DIRECTION: Go through the records below from the first line and print each one exactly, stopping after the line that contains "(vul.east -| stress.west);". Do not print pictures or anything past that line.

DATA TO USE:
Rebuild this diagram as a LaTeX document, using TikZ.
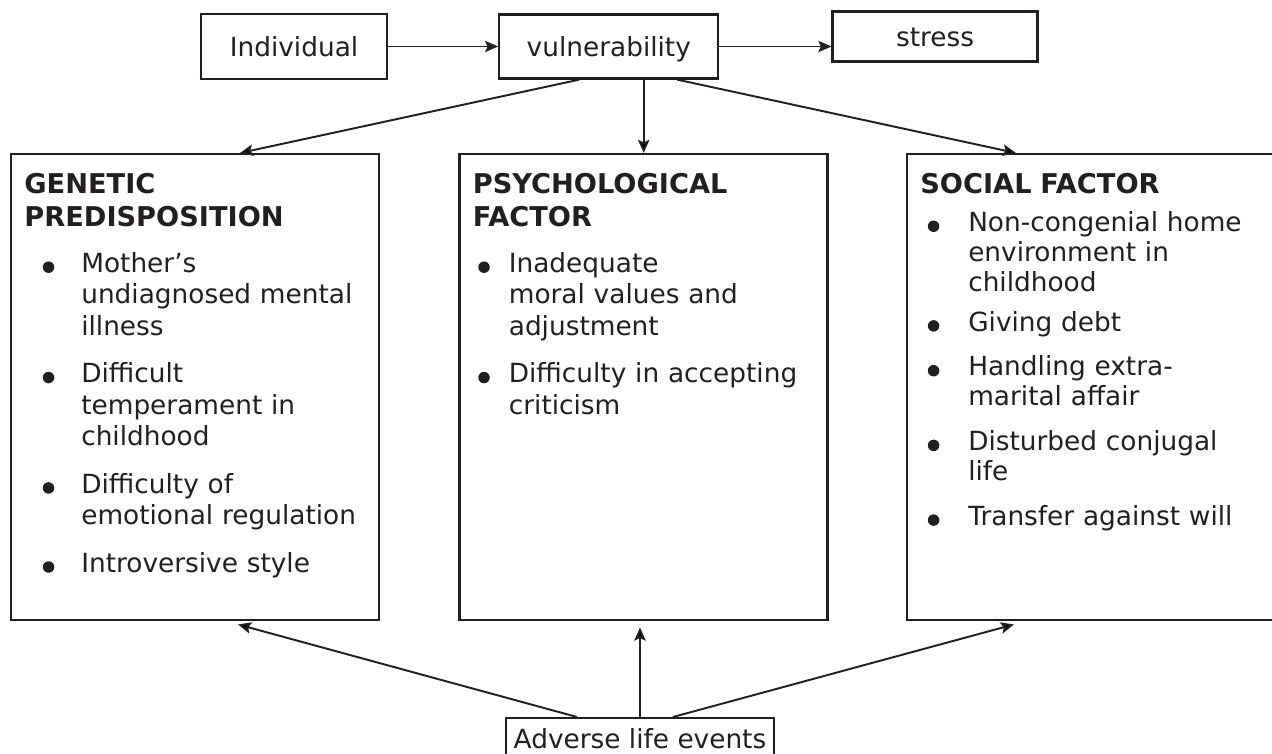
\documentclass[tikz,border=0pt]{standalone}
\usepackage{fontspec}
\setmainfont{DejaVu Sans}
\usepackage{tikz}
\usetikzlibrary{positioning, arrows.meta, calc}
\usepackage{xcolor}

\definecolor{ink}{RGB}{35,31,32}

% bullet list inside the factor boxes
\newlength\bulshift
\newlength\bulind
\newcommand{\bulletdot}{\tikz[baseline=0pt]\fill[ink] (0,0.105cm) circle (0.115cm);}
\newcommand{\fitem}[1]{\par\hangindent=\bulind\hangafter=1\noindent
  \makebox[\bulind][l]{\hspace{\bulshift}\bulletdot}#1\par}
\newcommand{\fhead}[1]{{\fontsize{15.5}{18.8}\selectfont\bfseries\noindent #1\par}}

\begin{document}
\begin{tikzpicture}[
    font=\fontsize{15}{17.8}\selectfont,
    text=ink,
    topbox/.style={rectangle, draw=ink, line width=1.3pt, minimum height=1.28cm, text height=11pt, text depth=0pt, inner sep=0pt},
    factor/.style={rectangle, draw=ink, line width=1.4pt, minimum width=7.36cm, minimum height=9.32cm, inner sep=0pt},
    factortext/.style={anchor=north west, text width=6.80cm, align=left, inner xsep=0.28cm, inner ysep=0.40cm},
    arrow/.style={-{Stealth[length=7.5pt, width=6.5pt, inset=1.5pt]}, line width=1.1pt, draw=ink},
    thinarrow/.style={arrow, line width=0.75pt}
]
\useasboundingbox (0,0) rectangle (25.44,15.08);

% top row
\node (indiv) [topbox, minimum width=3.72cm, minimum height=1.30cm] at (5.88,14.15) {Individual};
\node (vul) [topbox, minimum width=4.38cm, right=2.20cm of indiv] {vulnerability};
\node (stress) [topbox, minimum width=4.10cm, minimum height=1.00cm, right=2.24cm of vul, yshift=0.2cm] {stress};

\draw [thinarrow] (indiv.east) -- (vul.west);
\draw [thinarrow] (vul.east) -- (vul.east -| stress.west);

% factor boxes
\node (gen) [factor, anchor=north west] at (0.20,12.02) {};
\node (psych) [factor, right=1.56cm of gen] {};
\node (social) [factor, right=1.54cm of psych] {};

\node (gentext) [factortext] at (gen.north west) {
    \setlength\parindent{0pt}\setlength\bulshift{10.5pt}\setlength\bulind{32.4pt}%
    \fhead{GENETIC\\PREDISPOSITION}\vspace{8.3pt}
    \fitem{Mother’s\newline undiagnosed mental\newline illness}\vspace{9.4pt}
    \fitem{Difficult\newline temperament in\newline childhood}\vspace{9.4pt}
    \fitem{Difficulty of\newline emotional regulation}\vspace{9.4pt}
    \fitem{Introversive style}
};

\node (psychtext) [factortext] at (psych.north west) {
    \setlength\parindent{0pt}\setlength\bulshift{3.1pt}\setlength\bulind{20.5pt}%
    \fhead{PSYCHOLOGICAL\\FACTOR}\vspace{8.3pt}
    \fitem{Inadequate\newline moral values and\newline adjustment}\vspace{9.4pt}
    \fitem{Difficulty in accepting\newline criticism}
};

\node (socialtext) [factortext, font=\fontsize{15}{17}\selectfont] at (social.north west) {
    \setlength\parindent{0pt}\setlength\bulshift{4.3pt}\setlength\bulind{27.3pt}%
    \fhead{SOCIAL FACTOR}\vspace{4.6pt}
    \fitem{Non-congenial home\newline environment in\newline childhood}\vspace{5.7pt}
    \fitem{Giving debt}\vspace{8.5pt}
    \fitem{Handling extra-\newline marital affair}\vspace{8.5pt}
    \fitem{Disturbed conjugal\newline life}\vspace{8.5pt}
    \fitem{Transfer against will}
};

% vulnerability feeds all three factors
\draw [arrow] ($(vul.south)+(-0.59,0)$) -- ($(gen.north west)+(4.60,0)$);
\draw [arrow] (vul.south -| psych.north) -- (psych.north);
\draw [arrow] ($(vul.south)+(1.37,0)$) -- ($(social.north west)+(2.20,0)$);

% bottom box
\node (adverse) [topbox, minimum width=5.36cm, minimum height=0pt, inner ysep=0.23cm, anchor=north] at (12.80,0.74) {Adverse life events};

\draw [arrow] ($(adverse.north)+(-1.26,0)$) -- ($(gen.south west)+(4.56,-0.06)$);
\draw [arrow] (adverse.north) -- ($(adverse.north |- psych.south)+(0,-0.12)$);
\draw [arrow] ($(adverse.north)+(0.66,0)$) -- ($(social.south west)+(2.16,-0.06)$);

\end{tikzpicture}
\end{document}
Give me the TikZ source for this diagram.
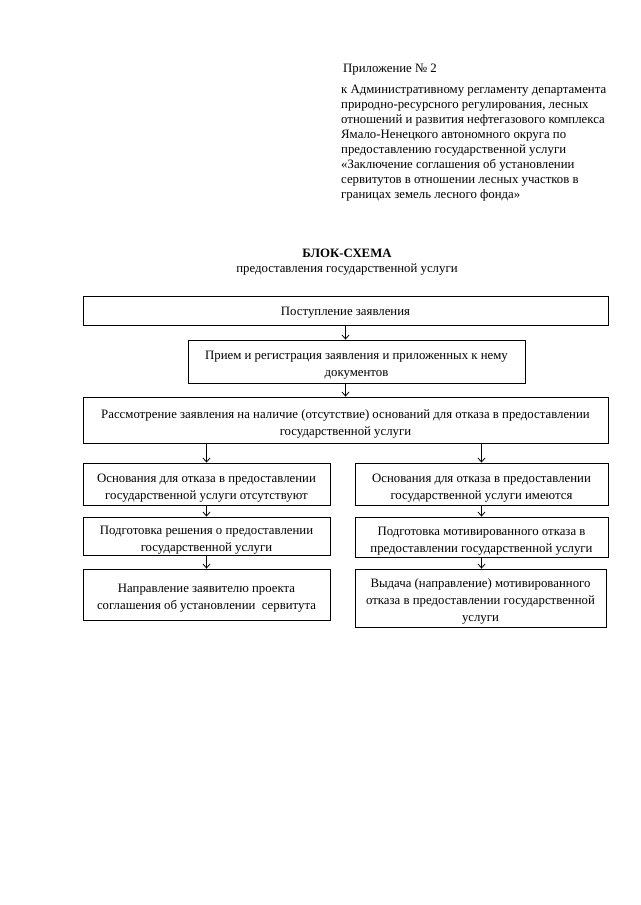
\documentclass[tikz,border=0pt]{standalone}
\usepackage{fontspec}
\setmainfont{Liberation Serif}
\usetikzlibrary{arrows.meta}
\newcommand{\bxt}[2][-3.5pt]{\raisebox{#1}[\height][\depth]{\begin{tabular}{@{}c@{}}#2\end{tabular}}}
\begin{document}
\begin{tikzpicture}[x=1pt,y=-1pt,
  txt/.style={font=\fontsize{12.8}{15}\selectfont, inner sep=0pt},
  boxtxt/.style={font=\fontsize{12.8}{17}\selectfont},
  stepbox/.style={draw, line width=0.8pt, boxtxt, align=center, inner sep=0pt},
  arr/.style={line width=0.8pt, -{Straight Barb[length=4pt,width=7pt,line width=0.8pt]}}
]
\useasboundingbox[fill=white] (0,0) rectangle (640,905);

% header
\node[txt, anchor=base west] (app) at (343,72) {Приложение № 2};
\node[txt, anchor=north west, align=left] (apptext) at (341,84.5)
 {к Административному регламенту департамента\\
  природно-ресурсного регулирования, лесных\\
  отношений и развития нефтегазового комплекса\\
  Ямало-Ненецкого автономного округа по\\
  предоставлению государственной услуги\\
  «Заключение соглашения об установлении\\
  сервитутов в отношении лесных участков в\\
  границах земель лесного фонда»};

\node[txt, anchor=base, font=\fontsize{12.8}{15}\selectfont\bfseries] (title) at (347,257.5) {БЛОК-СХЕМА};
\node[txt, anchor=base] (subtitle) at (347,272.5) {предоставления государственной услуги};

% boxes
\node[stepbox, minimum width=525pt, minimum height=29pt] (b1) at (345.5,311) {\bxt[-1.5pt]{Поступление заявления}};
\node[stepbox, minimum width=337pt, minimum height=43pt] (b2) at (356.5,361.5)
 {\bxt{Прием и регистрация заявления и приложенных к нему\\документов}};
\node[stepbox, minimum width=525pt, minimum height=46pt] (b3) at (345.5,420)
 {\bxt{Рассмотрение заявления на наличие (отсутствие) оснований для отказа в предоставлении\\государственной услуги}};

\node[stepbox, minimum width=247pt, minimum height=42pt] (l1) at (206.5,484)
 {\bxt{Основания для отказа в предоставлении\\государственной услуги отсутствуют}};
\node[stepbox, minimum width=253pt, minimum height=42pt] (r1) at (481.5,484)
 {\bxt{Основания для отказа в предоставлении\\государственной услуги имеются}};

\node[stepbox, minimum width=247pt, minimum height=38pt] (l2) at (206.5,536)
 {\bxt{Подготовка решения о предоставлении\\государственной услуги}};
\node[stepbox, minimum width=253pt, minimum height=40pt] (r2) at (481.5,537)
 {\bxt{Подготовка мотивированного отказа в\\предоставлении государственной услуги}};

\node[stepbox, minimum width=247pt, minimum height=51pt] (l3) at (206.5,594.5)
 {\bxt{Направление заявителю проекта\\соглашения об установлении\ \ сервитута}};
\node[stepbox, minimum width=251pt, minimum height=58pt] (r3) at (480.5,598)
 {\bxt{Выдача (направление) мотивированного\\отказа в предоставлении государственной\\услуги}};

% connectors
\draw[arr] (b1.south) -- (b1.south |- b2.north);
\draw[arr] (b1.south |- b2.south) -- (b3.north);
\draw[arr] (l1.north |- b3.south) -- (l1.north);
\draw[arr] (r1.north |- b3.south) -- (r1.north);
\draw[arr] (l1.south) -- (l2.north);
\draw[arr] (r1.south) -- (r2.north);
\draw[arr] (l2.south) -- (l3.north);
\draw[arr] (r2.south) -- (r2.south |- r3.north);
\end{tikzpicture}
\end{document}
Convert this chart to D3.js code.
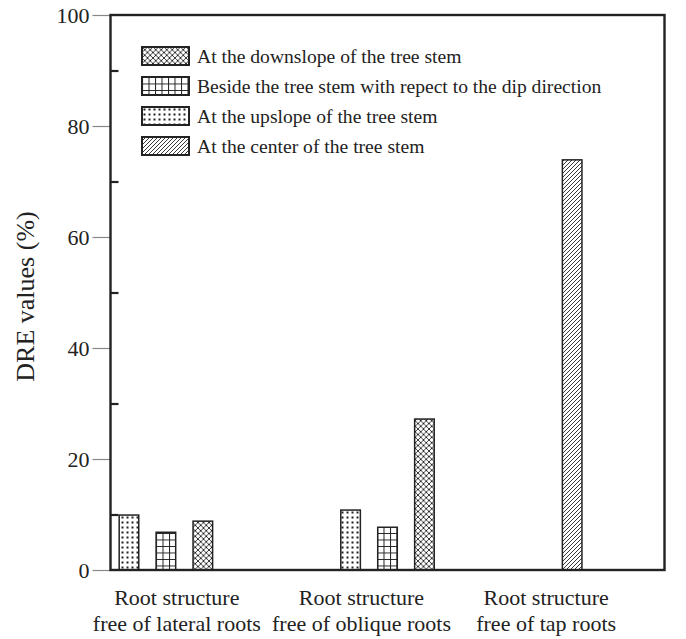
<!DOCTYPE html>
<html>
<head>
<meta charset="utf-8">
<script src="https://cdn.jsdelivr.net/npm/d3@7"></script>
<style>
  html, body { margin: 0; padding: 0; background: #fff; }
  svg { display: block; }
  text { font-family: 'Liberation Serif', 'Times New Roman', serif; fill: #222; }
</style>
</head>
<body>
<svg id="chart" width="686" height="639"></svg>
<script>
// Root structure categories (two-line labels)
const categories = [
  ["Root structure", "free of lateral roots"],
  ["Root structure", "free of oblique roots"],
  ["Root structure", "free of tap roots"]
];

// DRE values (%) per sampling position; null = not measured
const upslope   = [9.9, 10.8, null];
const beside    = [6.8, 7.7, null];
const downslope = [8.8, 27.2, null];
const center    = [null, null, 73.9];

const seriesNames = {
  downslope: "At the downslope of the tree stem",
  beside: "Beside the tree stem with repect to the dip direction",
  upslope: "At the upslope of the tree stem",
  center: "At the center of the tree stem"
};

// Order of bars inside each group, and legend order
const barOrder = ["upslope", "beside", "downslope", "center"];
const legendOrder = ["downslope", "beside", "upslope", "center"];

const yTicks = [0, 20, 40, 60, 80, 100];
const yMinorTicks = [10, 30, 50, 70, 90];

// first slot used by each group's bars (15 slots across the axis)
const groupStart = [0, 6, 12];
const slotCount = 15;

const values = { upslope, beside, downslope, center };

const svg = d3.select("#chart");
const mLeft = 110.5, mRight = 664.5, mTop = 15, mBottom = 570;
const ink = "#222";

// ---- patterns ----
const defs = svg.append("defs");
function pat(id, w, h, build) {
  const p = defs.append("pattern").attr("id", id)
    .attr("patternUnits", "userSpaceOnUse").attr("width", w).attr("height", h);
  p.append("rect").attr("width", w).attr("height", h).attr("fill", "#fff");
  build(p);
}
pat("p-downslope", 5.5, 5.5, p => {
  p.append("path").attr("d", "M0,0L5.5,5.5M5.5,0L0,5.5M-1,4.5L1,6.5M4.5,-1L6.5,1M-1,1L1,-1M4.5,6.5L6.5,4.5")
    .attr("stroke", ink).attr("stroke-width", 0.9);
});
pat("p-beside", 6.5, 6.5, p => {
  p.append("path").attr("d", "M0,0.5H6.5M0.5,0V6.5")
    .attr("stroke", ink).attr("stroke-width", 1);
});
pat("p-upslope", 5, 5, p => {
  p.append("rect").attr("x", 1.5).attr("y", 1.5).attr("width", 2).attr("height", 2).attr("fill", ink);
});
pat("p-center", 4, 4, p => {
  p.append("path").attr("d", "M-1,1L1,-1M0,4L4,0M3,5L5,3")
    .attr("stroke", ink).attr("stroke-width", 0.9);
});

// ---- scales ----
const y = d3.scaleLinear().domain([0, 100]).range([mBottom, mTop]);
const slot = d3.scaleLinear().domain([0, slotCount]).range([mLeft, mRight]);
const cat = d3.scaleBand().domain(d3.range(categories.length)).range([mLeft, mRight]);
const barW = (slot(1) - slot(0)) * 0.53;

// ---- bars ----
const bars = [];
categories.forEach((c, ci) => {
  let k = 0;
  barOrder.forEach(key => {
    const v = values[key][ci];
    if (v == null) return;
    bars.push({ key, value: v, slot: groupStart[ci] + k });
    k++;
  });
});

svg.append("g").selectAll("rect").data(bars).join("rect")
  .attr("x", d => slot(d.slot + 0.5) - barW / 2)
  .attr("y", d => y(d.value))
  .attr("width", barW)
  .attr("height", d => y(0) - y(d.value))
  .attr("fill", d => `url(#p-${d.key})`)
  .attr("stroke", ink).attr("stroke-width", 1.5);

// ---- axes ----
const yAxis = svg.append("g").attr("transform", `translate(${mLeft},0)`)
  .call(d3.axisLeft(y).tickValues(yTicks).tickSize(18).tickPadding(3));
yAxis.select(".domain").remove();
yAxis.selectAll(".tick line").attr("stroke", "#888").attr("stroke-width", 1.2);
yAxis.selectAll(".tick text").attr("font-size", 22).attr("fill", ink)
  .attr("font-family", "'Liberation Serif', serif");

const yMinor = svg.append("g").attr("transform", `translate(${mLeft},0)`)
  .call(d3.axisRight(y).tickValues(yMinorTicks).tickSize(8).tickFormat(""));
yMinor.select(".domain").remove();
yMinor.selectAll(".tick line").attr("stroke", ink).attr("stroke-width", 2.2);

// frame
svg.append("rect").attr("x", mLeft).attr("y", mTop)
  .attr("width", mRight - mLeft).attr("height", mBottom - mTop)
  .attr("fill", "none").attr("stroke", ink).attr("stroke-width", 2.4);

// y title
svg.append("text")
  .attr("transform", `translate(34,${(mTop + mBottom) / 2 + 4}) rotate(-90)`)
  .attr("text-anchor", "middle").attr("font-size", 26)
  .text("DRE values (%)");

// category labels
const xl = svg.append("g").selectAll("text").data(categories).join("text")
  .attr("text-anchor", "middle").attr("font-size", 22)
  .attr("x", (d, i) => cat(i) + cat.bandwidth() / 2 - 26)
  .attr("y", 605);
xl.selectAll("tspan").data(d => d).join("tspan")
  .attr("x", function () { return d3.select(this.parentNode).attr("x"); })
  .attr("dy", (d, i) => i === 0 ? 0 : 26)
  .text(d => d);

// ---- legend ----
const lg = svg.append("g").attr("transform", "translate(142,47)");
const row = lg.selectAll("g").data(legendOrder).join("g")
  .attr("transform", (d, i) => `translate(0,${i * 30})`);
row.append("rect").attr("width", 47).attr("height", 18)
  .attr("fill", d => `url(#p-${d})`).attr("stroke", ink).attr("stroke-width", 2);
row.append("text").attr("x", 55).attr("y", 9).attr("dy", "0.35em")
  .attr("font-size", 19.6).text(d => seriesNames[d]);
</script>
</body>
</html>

EXERCISE ANSWER:
Rebuild this diagram as a LaTeX document, using TikZ.
\documentclass[tikz,border=0pt]{standalone}
\usepackage{fontspec}
\setmainfont{DejaVu Sans}
\usepackage{tikz}
\usetikzlibrary{positioning, arrows.meta, calc}
\usepackage{xcolor}

\definecolor{ink}{RGB}{35,31,32}

% bullet list inside the factor boxes
\newlength\bulshift
\newlength\bulind
\newcommand{\bulletdot}{\tikz[baseline=0pt]\fill[ink] (0,0.105cm) circle (0.115cm);}
\newcommand{\fitem}[1]{\par\hangindent=\bulind\hangafter=1\noindent
  \makebox[\bulind][l]{\hspace{\bulshift}\bulletdot}#1\par}
\newcommand{\fhead}[1]{{\fontsize{15.5}{18.8}\selectfont\bfseries\noindent #1\par}}

\begin{document}
\begin{tikzpicture}[
    font=\fontsize{15}{17.8}\selectfont,
    text=ink,
    topbox/.style={rectangle, draw=ink, line width=1.3pt, minimum height=1.28cm, text height=11pt, text depth=0pt, inner sep=0pt},
    factor/.style={rectangle, draw=ink, line width=1.4pt, minimum width=7.36cm, minimum height=9.32cm, inner sep=0pt},
    factortext/.style={anchor=north west, text width=6.80cm, align=left, inner xsep=0.28cm, inner ysep=0.40cm},
    arrow/.style={-{Stealth[length=7.5pt, width=6.5pt, inset=1.5pt]}, line width=1.1pt, draw=ink},
    thinarrow/.style={arrow, line width=0.75pt}
]
\useasboundingbox (0,0) rectangle (25.44,15.08);

% top row
\node (indiv) [topbox, minimum width=3.72cm, minimum height=1.30cm] at (5.88,14.15) {Individual};
\node (vul) [topbox, minimum width=4.38cm, right=2.20cm of indiv] {vulnerability};
\node (stress) [topbox, minimum width=4.10cm, minimum height=1.00cm, right=2.24cm of vul, yshift=0.2cm] {stress};

\draw [thinarrow] (indiv.east) -- (vul.west);
\draw [thinarrow] (vul.east) -- (vul.east -| stress.west);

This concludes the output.